With a clear strategy, the country’s inward investment agencies can be your best friend. Whether you are considering the Philippines, South Africa, Columbia or Romania, the local inward investment agency can help you filter a huge geography to more specific locations. Whatever your requirements are – young, well-educated population, location close to a renowned university, high speed technology links, etc. – the agency will get you to the right locations for your needs more quickly.
In addition to inside knowledge of the country, the inward investment team can often unlock access to government funding either in the form of up-front subsidy, rent subsidy or subsequent tax relief. And often their political connections can speed up other government agencies, guide along telecom providers and help attract the best talent. They are a good friend indeed as you approach a new geography for the first time.
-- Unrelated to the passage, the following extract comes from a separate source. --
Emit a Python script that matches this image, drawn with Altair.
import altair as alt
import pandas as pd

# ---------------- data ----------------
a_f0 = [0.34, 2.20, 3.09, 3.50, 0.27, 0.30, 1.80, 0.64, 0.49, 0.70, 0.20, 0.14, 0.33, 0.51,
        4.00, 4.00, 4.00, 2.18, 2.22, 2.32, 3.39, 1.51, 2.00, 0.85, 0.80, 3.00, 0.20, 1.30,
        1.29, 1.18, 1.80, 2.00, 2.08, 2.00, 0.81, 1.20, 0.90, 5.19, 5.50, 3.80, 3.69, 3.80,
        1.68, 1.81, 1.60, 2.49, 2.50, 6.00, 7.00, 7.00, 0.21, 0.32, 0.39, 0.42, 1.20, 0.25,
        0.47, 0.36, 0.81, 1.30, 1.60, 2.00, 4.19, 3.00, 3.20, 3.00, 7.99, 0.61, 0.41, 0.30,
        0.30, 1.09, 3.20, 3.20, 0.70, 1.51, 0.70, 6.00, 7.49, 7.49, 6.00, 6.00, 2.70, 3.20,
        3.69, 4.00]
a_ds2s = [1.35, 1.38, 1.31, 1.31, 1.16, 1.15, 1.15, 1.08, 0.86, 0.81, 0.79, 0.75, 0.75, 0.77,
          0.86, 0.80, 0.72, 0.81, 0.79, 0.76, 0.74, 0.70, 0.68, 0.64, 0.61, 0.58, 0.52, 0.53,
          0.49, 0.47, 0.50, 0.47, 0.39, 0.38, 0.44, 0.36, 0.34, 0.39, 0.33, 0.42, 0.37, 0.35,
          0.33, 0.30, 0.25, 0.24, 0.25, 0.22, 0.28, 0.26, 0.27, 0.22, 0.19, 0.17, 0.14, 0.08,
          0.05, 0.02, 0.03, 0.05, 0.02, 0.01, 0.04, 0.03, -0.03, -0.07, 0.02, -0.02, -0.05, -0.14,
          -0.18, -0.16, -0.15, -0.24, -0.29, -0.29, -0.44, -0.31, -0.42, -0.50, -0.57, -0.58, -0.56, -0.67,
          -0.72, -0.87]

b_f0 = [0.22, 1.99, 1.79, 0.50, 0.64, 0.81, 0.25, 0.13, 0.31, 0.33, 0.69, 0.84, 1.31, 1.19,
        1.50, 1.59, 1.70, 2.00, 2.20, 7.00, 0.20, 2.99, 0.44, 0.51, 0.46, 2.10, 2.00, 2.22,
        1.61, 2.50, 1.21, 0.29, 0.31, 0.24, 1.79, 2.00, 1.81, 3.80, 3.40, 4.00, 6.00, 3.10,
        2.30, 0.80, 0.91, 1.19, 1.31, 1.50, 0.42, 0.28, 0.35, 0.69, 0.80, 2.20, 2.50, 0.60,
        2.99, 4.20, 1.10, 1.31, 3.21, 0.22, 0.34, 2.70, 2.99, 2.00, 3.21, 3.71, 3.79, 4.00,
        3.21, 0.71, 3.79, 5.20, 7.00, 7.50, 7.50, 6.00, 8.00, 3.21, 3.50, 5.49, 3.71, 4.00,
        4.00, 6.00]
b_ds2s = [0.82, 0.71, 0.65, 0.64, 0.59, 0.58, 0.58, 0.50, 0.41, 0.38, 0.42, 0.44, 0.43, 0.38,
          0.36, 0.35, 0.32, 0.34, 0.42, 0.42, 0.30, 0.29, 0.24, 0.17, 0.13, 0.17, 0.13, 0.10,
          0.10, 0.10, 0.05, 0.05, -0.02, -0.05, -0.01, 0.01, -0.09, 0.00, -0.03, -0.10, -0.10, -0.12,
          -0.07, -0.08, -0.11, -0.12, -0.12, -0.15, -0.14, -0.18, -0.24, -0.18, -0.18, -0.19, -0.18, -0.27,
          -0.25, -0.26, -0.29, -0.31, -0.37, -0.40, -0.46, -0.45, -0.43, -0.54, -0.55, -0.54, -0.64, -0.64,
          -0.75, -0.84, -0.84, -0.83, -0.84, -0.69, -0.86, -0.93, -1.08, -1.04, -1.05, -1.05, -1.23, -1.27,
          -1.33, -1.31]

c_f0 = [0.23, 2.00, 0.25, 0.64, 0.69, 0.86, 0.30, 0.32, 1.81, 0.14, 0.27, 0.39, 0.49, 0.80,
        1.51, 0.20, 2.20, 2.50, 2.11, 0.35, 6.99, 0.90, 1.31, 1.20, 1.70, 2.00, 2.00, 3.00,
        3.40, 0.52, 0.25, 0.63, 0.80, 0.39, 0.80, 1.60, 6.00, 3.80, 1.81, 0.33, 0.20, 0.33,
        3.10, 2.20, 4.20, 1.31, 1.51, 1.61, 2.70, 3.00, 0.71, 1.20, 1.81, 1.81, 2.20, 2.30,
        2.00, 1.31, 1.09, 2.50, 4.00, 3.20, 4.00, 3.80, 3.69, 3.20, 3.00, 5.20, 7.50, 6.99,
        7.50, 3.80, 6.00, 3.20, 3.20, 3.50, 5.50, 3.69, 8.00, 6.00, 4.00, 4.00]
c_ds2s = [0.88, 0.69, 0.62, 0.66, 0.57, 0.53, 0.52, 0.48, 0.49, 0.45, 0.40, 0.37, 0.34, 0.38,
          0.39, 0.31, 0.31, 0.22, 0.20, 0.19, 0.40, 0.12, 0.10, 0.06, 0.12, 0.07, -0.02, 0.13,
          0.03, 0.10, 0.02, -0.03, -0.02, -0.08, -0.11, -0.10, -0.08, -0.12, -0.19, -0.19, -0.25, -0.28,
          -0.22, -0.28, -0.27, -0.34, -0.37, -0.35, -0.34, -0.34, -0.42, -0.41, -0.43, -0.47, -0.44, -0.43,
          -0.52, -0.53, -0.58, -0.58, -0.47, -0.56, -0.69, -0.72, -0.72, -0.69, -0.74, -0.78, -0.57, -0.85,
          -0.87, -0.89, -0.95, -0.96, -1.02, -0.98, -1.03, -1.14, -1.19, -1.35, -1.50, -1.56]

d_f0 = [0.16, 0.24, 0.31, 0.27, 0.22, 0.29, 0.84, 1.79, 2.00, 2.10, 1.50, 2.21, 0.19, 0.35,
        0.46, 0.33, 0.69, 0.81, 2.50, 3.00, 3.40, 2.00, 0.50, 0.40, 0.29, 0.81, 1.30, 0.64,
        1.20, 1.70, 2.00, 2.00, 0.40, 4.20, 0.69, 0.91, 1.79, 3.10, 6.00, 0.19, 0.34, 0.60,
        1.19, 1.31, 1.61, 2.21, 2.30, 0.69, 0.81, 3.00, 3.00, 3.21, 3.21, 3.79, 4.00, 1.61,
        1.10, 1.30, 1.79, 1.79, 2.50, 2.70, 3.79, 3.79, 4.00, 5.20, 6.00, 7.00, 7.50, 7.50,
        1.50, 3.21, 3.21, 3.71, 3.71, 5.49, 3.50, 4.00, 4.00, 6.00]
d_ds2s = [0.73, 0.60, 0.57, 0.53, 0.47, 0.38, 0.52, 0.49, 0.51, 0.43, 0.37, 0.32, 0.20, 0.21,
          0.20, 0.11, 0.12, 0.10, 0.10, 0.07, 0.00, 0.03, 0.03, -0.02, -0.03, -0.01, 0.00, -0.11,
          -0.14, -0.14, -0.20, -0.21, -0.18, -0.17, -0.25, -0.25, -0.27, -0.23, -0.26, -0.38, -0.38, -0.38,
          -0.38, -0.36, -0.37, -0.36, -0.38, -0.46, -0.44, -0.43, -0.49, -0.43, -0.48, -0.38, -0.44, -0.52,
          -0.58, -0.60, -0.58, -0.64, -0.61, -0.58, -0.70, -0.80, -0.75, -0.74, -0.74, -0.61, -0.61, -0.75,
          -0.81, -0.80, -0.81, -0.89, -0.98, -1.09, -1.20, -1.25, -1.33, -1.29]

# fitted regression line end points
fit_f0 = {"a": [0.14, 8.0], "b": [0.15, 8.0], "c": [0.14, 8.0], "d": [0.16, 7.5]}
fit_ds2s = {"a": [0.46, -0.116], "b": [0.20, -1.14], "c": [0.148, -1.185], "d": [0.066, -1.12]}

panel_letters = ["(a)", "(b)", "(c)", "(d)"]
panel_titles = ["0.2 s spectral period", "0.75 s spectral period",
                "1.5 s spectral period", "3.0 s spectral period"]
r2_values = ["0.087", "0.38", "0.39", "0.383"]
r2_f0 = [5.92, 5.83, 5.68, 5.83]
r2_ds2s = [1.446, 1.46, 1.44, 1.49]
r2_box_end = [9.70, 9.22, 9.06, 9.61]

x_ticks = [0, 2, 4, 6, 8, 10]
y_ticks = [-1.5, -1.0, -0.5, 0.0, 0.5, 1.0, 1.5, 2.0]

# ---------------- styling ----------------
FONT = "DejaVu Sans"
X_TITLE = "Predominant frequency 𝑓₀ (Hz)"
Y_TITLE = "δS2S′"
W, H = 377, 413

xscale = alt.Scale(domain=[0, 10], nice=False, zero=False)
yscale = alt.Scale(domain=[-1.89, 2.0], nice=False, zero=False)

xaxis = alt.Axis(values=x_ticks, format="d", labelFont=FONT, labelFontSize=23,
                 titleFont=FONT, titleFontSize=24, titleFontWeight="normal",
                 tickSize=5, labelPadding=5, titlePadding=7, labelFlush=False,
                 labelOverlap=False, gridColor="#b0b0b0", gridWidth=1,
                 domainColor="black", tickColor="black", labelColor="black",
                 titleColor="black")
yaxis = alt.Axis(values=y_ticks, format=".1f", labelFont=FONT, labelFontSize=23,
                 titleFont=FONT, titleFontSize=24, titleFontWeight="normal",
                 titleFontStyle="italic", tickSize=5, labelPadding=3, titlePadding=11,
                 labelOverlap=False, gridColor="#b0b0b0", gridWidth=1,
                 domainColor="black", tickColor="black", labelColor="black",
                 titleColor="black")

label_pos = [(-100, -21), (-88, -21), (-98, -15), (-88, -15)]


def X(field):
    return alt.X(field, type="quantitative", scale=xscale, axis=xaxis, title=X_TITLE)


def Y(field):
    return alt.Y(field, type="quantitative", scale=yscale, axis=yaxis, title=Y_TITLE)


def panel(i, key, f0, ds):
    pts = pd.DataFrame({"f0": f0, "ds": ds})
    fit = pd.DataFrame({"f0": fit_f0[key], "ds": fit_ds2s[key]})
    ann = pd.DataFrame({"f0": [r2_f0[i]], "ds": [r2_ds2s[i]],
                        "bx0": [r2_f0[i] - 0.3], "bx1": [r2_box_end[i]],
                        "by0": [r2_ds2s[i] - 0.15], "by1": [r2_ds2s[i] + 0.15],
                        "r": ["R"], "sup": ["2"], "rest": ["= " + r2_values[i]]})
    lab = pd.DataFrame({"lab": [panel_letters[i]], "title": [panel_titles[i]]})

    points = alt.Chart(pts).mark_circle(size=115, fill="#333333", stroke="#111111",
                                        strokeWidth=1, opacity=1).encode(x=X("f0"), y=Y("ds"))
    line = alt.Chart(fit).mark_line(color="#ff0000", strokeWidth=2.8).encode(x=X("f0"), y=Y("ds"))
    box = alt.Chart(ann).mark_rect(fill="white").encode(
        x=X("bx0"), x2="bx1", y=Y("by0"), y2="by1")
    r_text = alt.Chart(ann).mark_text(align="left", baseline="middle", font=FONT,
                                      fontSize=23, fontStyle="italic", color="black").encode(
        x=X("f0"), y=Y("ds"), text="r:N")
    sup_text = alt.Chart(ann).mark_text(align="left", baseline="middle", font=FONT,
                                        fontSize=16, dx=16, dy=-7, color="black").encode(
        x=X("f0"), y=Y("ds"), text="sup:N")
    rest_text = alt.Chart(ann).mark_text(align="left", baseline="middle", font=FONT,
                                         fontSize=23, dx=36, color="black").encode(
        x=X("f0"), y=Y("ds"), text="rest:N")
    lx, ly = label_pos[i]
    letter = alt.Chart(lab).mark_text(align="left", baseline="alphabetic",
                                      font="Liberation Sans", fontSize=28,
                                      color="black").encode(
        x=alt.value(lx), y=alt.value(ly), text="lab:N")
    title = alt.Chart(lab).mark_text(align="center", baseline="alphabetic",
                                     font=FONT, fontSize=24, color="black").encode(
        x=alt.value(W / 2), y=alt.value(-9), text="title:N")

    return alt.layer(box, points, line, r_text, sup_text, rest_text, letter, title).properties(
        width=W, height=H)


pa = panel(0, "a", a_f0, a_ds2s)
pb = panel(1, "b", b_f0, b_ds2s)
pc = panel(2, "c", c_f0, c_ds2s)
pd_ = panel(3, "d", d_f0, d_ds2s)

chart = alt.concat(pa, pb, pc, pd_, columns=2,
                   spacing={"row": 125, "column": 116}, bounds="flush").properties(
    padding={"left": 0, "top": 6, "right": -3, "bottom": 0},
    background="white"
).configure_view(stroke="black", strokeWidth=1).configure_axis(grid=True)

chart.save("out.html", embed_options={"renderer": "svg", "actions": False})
Staying on the right side of the law
Probably the trickiest technical part of setting up in a new region is navigating different laws. I have found myself in many debates with lawyers in countries as diverse as India, the Republic of Ireland and Italy about the interpretation of different legal requirements. Without a shadow of a doubt you need to partner with a legal counsel in the new region that understands your business – ideally your existing law firm will be able to do this search for you or introduce you to their local associate.
Property law, incorporation and company law all need specialist local advice but their impact on your business pales into insignificance when it comes to tax law. You need great advice on all kinds of taxes but, given that over 70% of your cost is likely to be labor costs, you need absolute certainty when it comes to employment taxes. Also, if you plan to implant people from your home geography into the new location you need to be really clear on expatriate tax provisions.
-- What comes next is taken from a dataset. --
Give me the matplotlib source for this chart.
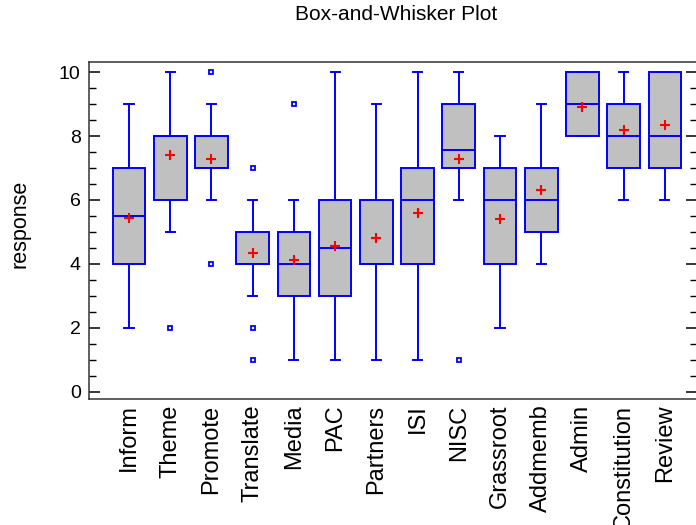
import matplotlib
matplotlib.use("Agg")
import matplotlib.pyplot as plt

plt.rcParams['font.family'] = ['Liberation Sans', 'DejaVu Sans']

# summary values
names = ["Inform", "Theme", "Promote", "Translate", "Media", "PAC", "Partners",
         "ISI", "NISC", "Grassroot", "Addmemb", "Admin", "Constitution", "Review"]
q1 = [4, 6, 7, 4, 3, 3, 4, 4, 7, 4, 5, 8, 7, 7]
med = [5.5, 8, 7, 4, 4, 4.5, 4, 6, 7.55, 6, 6, 9, 8, 8]
q3 = [7, 8, 8, 5, 5, 6, 6, 7, 9, 7, 7, 10, 9, 10]
whislo = [2, 5, 6, 3, 1, 1, 1, 1, 6, 2, 4, 8, 6, 6]
whishi = [9, 10, 9, 6, 6, 10, 9, 10, 10, 8, 9, 10, 10, 10]
means = [5.45, 7.42, 7.28, 4.33, 4.12, 4.55, 4.82, 5.58, 7.28, 5.42, 6.32, 8.9, 8.2, 8.36]
fliers = [[], [2], [10, 4], [7, 2, 1], [9], [], [], [], [1], [], [], [], [], []]

stats = []
for i in range(len(names)):
    stats.append(dict(label=names[i], q1=q1[i], med=med[i], q3=q3[i],
                      whislo=whislo[i], whishi=whishi[i], mean=means[i],
                      fliers=fliers[i]))

fig = plt.figure(figsize=(6.96, 5.25), dpi=100, facecolor='white')
ax = fig.add_axes([0.1279, 0.24, 0.8736, 0.6419])

blue = '#0000ff'
lw = 1.4
ax.bxp(stats, widths=0.79, capwidths=0.22, showmeans=True, patch_artist=True,
       boxprops=dict(facecolor='#c0c0c0', edgecolor=blue, linewidth=lw),
       medianprops=dict(color=blue, linewidth=lw),
       whiskerprops=dict(color=blue, linewidth=lw),
       capprops=dict(color=blue, linewidth=lw),
       meanprops=dict(marker='+', markeredgecolor='red', markersize=6.5, markeredgewidth=1.5),
       flierprops=dict(marker='s', markerfacecolor='white', markeredgecolor=blue,
                       markersize=3.5, markeredgewidth=1.3))

ax.set_xlim(0.03, 14.78)
ax.set_ylim(-0.23, 10.32)
ax.set_yticks([0, 2, 4, 6, 8, 10])
ax.set_yticks([v * 0.5 for v in range(21)], minor=True)
ax.tick_params(axis='y', which='major', direction='in', length=8, width=1.1,
               labelsize=14, pad=6, right=True)
ax.tick_params(axis='y', which='minor', direction='in', length=5, width=1.0, right=True)
ax.tick_params(axis='x', length=0, labelsize=17, pad=4, labelrotation=90)

for s in ax.spines.values():
    s.set_color('#333333')
    s.set_linewidth(1.1)

fig.text(396 / 696, 1 - 15 / 525, "Box-and-Whisker Plot", ha='center', va='center', fontsize=15)
fig.text(20 / 696, 1 - 224 / 525, "response", ha='center', va='center', rotation=90, fontsize=15.5)

fig.savefig("out.png", dpi=100)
Laying down your footprint
A company that decides to set up a captive out-of country contact center has to build a physical presence - primarily property and technical infrastructure. The company only has two broad options to do this – do it yourself or get someone else to do it.
Anyone that has had to deal with overseas property agents and telecom companies will know that it is a slow painful process to build your own operation, and it is incredibly difficult to build fruitful relationships. My recommendation is to partner with someone who has already taken the pain – either an outsourcer with spare capacity or a hosted outsource operation who can rent you space on a per desk basis that you can hopefully plug your technology straight into.
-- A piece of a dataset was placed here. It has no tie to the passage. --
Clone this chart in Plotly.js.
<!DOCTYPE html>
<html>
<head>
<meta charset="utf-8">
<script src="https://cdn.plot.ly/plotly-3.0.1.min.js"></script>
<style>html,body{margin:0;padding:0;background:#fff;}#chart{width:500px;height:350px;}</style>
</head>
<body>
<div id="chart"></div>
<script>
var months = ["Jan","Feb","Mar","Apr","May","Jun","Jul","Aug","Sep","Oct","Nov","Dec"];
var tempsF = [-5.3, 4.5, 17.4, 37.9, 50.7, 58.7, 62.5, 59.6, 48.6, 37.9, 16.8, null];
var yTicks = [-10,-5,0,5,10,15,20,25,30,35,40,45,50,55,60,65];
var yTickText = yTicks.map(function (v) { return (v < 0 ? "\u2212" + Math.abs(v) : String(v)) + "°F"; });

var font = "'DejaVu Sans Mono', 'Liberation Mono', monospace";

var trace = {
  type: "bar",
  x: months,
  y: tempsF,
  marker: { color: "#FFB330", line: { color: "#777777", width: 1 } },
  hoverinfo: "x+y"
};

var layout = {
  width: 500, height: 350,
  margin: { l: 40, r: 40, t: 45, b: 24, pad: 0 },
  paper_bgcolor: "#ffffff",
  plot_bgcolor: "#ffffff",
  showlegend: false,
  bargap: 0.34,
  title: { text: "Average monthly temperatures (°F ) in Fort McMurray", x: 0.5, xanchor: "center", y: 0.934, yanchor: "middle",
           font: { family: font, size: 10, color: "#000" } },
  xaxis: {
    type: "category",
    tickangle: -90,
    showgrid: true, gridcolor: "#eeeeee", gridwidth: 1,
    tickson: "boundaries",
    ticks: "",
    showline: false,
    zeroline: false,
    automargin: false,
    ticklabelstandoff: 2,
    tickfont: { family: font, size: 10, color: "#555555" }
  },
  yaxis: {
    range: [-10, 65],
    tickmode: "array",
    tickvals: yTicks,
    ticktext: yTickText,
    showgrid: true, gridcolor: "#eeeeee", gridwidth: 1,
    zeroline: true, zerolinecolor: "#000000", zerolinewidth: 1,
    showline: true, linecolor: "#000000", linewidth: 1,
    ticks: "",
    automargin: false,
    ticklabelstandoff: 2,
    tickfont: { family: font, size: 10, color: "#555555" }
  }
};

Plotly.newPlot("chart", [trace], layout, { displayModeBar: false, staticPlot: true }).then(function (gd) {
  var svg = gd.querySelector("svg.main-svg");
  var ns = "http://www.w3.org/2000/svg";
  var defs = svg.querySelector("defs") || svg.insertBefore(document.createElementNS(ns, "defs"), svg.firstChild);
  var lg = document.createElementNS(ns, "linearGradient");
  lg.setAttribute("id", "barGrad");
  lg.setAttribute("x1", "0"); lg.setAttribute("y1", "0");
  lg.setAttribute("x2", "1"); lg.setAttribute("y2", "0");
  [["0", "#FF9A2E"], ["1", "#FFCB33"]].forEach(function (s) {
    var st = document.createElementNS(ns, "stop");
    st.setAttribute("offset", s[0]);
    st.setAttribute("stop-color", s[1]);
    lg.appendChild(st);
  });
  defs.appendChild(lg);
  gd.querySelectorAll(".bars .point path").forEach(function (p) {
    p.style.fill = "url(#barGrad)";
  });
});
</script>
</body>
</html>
This is a critical relationship for success – not only because this partner will control the quality of your real estate and your access to it, but they can also front the relationship with technology infrastructure vendors and can use their local influence to improve up-time and fault resolution.
Filling up with the right people
You have chosen the country, located a city, and secured premises wired up back to the mothership. So far, so good but the customer will never feel any of that – the rubber really hits the road with people. People talk to customers and people create customer experiences.
The partnership that will most influence the scorecard of your overseas operation is you recruitment partner. The selection process to get to the right recruitment partner has to be a perfect marriage of your vision, your cultural ambitions and your people requirements as well as the partner’s local knowledge of the marketplace, talent attraction strategy and labor rates. You have to provide your recruitment partner with really clear guidelines to empower them to find the best people for your operation.
Like any operation, a captive out-of-country call center will succeed or fail on the quality of its leadership and the clarity of its vision. The final piece of the jigsaw that will breathe the life into the overseas location is strong, trusting, knowledgeable local partnerships. To give your operation the best chance to thrive take the time to select the right partners and nurture those relationships.